Rule #3: Build the Damn List

Remember when Senator John McCain had the campaign slogan, "Build the damn fence?" Kind of an angry, almost immature thing to say but my attitude is the same with list building. Build the damn list!

Lance and I have private discussions over and over again about this marketer, or that marketer, who made it big in 1999 or 2004 or 2006 or 2008 or back in 2010 and are hurting big time, but don't want to admit their income has dropped drastically... and they have no idea how to get back to where they were...

I know the answer. Build the damn list! What happened back then was, everyone had "launch calendars" and when it was your turn, all these affiliates of yours would send massive traffic, massive sales, enough money to live off for a couple of years.

What happens when the money runs out? Most of these guys didn't email their list after their big launch, not really. Maybe once a month or once a year. The list ran out and the cashflow stopped.

You need to keep your list alive. If you treat your list well it'll decay at 1% daily and if you ignore it, or email too much, that will drop off even faster. But best case scenario, if you build your list up to 10,000 subscribers and aren't adding 100 leads a day, your business is slowly shrinking and dying. 50,000 subscribers and less than 500 leads a day, shrinking and dying. 100k subscribers and less than 1,000 new leads, dying.

Most people don't have the urgency that I think they should for building their list bigger, for some reason they think a small "tribe" of 1000 or even 100 or 10 people is going to support them. Not long-term it won't.

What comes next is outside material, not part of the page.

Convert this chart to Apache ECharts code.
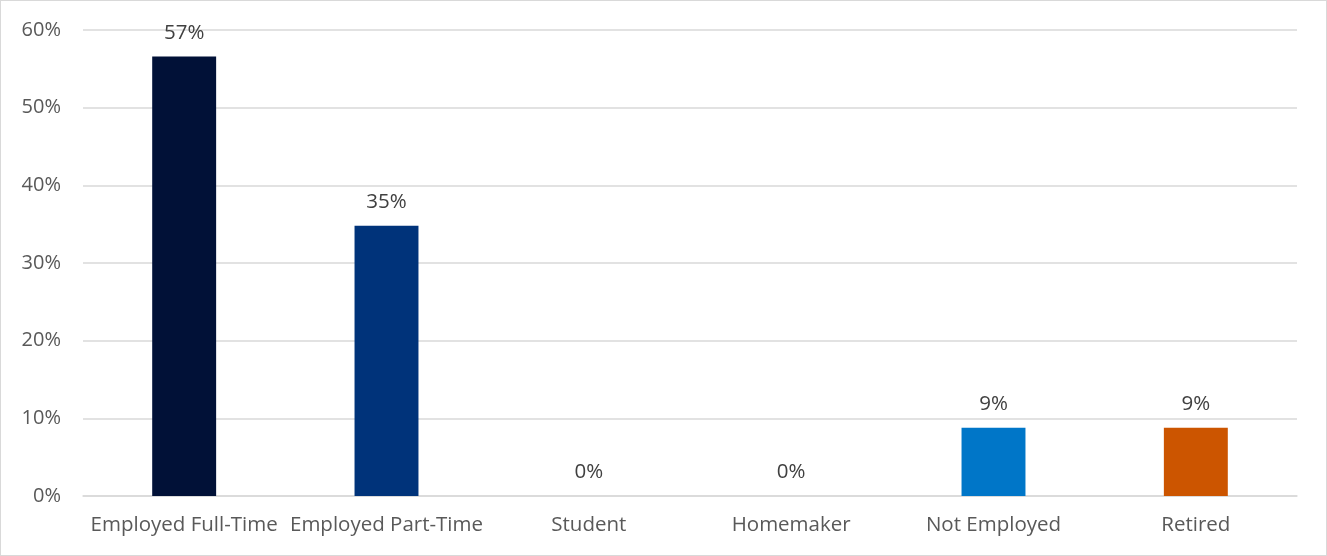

Rule #4: It's All About the Joint Venture

You need those little things like forum posts, articles with your name on them, blog posts, podcast episodes, paid ads but those are all just tiny trickles of traffic.

To get real traffic you need to tap into other peoples' lists.

The only realistic way to make that happen is with an affiliate program.

Setup an affiliate system with tools they can use to promote, actively get people to join and then regularly contact those affiliates to promote -- another big step people miss.

Once you have that affiliate program setup, you're going to want to do a bunch of things to get your name out there.  This includes doing things that the majority won't do (but are easy) like attending offline events. Connecting with people on Facebook groups and legitimately helping them without asking for anything in return.

Contact people one on one (make a schedule for X number of people you want to contact per day) with a PERSONAL message. See if you can get THEIR affiliate link for YOUR product on THEIR download page or membership site. Schedule a 20-minute interview with them if they have a blog or a podcast.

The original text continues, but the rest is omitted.